[FRIAM] Open Letter, draft #2
John Kennison
JKennison at clarku.edu
Sat Oct 27 19:16:29 EDT 2018
Hi Frank,
I didn't realize it was supposed to be a joke --it seemed like a relevant example. I'm not an algebraic geometer but:
. . . there is a historical survey in https://www.ime.usp.br/~pleite/pub/artigos/abhyankar/abhyankar.pdf
Historical Ramblings in Algebraic Geometry and Related Algebra<https://www.ime.usp.br/~pleite/pub/artigos/abhyankar/abhyankar.pdf>
www.ime.usp.br
Historical Ramblings in Algebraic Geometry and Related Algebra Author(s): Shreeram S. Abhyankar Source: The American Mathematical Monthly, Vol. 83, No. 6 (Jun. - Jul ...
<https://www.ime.usp.br/~pleite/pub/artigos/abhyankar/abhyankar.pdf>If you read that you can tell if you like Ahbyankar's style. He wrote a more thorough survey in 295 pages called "Algebraic Geometry for Scientists and Engineers'' (including computer scientists.
--John
________________________________
From: Friam <friam-bounces at redfish.com> on behalf of Frank Wimberly <wimberly3 at gmail.com>
Sent: Saturday, October 27, 2018 5:53:53 PM
To: The Friday Morning Applied Complexity Coffee Group
Subject: Re: [FRIAM] Open Letter, draft #2
Sorry, John. It was a weak attempt to be humorous.

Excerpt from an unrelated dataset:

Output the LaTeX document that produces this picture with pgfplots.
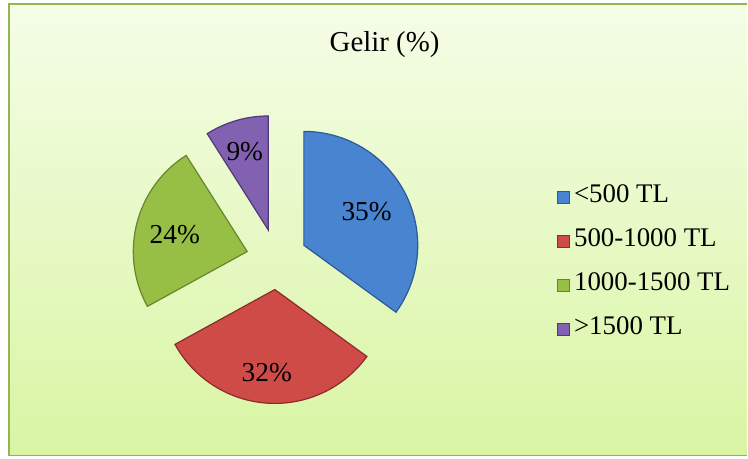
\documentclass[border=0pt]{standalone}
\usepackage{pgfplots}
\pgfplotsset{compat=1.18}
\usepackage{pgfplotstable}
\usepackage{fontspec}
\setmainfont{Liberation Serif}

\definecolor{blueF}{HTML}{4884D0}
\definecolor{blueD}{HTML}{2C5A96}
\definecolor{redF}{HTML}{CE4B48}
\definecolor{redD}{HTML}{8C2C2A}
\definecolor{greenF}{HTML}{97BF45}
\definecolor{greenD}{HTML}{67862A}
\definecolor{purpF}{HTML}{8262B0}
\definecolor{purpD}{HTML}{52387A}
\definecolor{bgTop}{HTML}{F5FDE7}
\definecolor{bgBot}{HTML}{D9F5A3}
\definecolor{frame}{HTML}{93B552}

\pgfplotstableread{
label value
a 35
b 32
c 24
d 9
}\piedata

\begin{document}
\begin{tikzpicture}
\pgfplotstablegetelem{0}{value}\of\piedata\global\let\vA\pgfplotsretval
\pgfplotstablegetelem{1}{value}\of\piedata\global\let\vB\pgfplotsretval
\pgfplotstablegetelem{2}{value}\of\piedata\global\let\vC\pgfplotsretval
\pgfplotstablegetelem{3}{value}\of\piedata\global\let\vD\pgfplotsretval
\def\cx{277}\def\cy{199.6}\def\ex{30.5}\def\rr{114}
\pgfmathsetmacro\sA{90}
\pgfmathsetmacro\eA{\sA-3.6*\vA}
\pgfmathsetmacro\mA{(\sA+\eA)/2}
\pgfmathsetmacro\xA{\cx+\ex*cos(\mA)}
\pgfmathsetmacro\yA{\cy+\ex*sin(\mA)}
\pgfmathsetmacro\sB{\eA}
\pgfmathsetmacro\eB{\sB-3.6*\vB}
\pgfmathsetmacro\mB{(\sB+\eB)/2}
\pgfmathsetmacro\xB{\cx+\ex*cos(\mB)}
\pgfmathsetmacro\yB{\cy+\ex*sin(\mB)}
\pgfmathsetmacro\sC{\eB}
\pgfmathsetmacro\eC{\sC-3.6*\vC}
\pgfmathsetmacro\mC{(\sC+\eC)/2}
\pgfmathsetmacro\xC{\cx+\ex*cos(\mC)}
\pgfmathsetmacro\yC{\cy+\ex*sin(\mC)}
\pgfmathsetmacro\sD{\eC}
\pgfmathsetmacro\eD{\sD-3.6*\vD}
\pgfmathsetmacro\mD{(\sD+\eD)/2}
\pgfmathsetmacro\xD{\cx+\ex*cos(\mD)}
\pgfmathsetmacro\yD{\cy+\ex*sin(\mD)}
\begin{axis}[
  width=748bp, height=459bp, scale only axis,
  xmin=0, xmax=748, ymin=0, ymax=459,
  hide axis, clip=false,
  legend image code/.code={\fill[#1, line width=0.5bp] (0bp,-6bp) rectangle (12bp,6bp);},
  legend style={at={(axis cs:557,275)}, anchor=north west, draw=none, fill=none,
    inner sep=0pt, row sep=18bp,
    font=\fontsize{27}{30}\selectfont,
    nodes={inner sep=1bp, text height=18bp, text depth=6bp},
    /tikz/every even column/.append style={column sep=0bp},
    /tikz/every odd column/.append style={column sep=4bp}},
  legend cell align=left,
]
\path (axis cs:0,0) (axis cs:748,459);
\fill[top color=bgTop, bottom color=bgBot] (axis cs:9,455) rectangle (axis cs:748,3);
\draw[frame, line width=1.6bp] (axis cs:748,455) -- (axis cs:9,455) -- (axis cs:9,3) -- (axis cs:748,3);

\addplot[fill=blueF, draw=blueD, line width=1.2bp, domain=\eA:\sA, samples=80, variable=\t]
  ({\xA+\rr*cos(\t)},{\yA+\rr*sin(\t)}) -- (axis cs:\xA,\yA) -- cycle;
\addlegendentry{<500 TL}
\addplot[fill=redF, draw=redD, line width=1.2bp, domain=\eB:\sB, samples=80, variable=\t]
  ({\xB+\rr*cos(\t)},{\yB+\rr*sin(\t)}) -- (axis cs:\xB,\yB) -- cycle;
\addlegendentry{500-1000 TL}
\addplot[fill=greenF, draw=greenD, line width=1.2bp, domain=\eC:\sC, samples=80, variable=\t]
  ({\xC+\rr*cos(\t)},{\yC+\rr*sin(\t)}) -- (axis cs:\xC,\yC) -- cycle;
\addlegendentry{1000-1500 TL}
\addplot[fill=purpF, draw=purpD, line width=1.2bp, domain=\eD:\sD, samples=40, variable=\t]
  ({\xD+\rr*cos(\t)},{\yD+\rr*sin(\t)}) -- (axis cs:\xD,\yD) -- cycle;
\addlegendentry{>1500 TL}

\node[font=\fontsize{27.5}{30}\selectfont] at (axis cs:367,247) {\vA\%};
\node[font=\fontsize{27.5}{30}\selectfont] at (axis cs:267,86) {\vB\%};
\node[font=\fontsize{27.5}{30}\selectfont] at (axis cs:175,224) {\vC\%};
\node[font=\fontsize{27.5}{30}\selectfont] at (axis cs:245,307) {\vD\%};
\node[font=\fontsize{29}{32}\selectfont] at (axis cs:385,414) {Gelir (\%)};
\end{axis}
\end{tikzpicture}
\end{document}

Also, I mistyped. I meant "algebraic geometry" when I was asking for a book recommendation.
Frank
-----------------------------------
Frank Wimberly
My memoir:
https://www.amazon.com/author/frankwimberly
My scientific publications:
https://www.researchgate.net/profile/Frank_Wimberly2
Phone (505) 670-9918
On Sat, Oct 27, 2018, 12:56 PM Marcus Daniels <marcus at snoutfarm.com<mailto:marcus at snoutfarm.com>> wrote:
John writes:
“Is there something that animals, or more particularly humans, can do which we can prove cannot be duplicated by a sequential machine?”

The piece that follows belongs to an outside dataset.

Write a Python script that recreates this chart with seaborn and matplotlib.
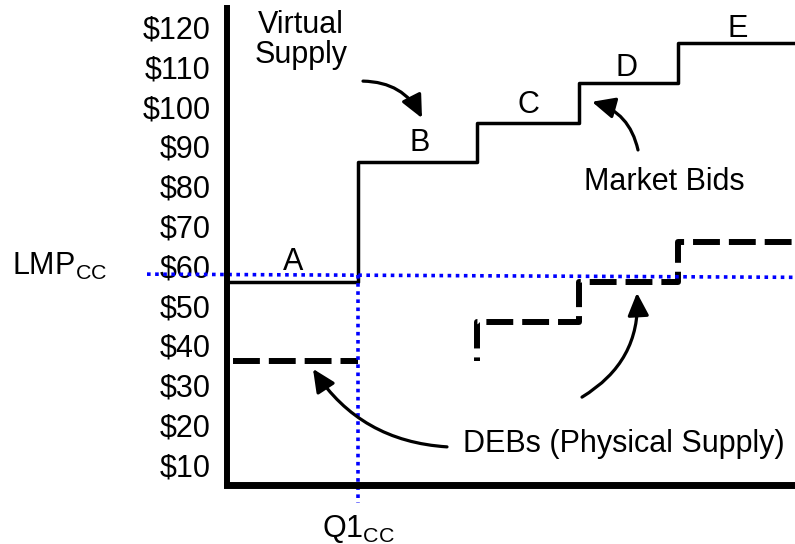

A sequential computer program could simply be a loop that sampled random numbers and indexed into the address space of the computer program itself (not its memory). One could make a specialized computer using a FPGA that even had an instruction to do that random dispatching. To counter the arguments of Penrose, one could do the same using quantum states.
https://www.springer.com/us/book/9781402078941
There are all kinds of physical processes that are simulated on classical supercomputers, of course.